私たちの体の中では、鉄の働きによって細胞が壊れる「脂質の酸化」が起こることがあります。これが進むとフェロトーシスと呼ばれる細胞死が起き、肝臓などさまざまな病気の原因になることが知られています。ところが、これまでフェロトーシスを体の中で直接調べるには、肝臓の一部を取り出すような体に負担の大きい検査が必要でした。

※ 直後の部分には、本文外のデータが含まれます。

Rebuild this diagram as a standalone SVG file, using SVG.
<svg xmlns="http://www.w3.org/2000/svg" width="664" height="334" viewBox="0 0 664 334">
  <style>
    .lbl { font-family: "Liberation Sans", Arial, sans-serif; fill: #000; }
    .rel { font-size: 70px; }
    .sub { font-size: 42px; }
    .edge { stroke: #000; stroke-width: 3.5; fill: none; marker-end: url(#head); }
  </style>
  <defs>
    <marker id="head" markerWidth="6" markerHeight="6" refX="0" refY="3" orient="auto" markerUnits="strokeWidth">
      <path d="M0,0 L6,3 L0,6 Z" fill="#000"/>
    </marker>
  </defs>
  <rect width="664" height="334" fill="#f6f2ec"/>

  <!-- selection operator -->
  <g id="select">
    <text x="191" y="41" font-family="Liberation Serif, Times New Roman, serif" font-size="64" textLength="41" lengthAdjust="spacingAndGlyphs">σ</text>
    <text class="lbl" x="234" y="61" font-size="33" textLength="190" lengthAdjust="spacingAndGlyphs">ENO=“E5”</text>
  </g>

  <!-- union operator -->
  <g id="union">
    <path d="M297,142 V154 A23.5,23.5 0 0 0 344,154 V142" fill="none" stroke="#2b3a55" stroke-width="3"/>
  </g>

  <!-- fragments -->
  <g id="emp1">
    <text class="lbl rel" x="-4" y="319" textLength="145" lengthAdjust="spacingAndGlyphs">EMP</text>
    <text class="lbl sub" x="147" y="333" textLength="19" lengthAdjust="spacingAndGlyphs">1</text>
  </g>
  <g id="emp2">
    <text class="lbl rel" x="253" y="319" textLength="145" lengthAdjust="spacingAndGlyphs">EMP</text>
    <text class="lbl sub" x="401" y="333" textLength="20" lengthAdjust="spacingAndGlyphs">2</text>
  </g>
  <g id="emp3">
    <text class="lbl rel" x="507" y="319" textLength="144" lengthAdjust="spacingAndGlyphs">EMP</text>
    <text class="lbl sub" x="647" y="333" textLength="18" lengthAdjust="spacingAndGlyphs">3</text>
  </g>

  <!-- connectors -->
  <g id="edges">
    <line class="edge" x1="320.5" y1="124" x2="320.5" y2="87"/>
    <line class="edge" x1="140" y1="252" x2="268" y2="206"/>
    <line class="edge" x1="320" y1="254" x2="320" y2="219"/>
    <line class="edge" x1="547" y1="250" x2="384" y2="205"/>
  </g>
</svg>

京都大学大学院医学研究科附属がん免疫総合研究センターの松岡悠太 特定助教、杉浦悠毅 特定准教授らの研究グループは、慶應義塾大学医学部スポーツ医学総合センターの勝俣良紀専任講師、同内科学教室(消化器)の中本伸宏准教授、公益財団法人田附興風会医学研究所北野病院 消化器センター 井口公太副部長らとの共同研究により、フェロトーシスが進むと「鉄の匂い分子」として知られる特殊な物質がガスとして細胞から放出されることを発見しました。この分子は、肝臓病のマウスだけでなく、脂肪性肝疾患の患者さんの呼気(吐いた息)からも検出されました。つまり、息を調べるだけで病気の進行を知ることができる可能性が示されたのです。この研究は、体に負担をかけずにリアルタイムで病気を調べられる新しい診断法につながると期待されます。
本研究成果は、2025年9月2日に蘭国の国際学術誌「Redox Biology」にオンライン掲載されました。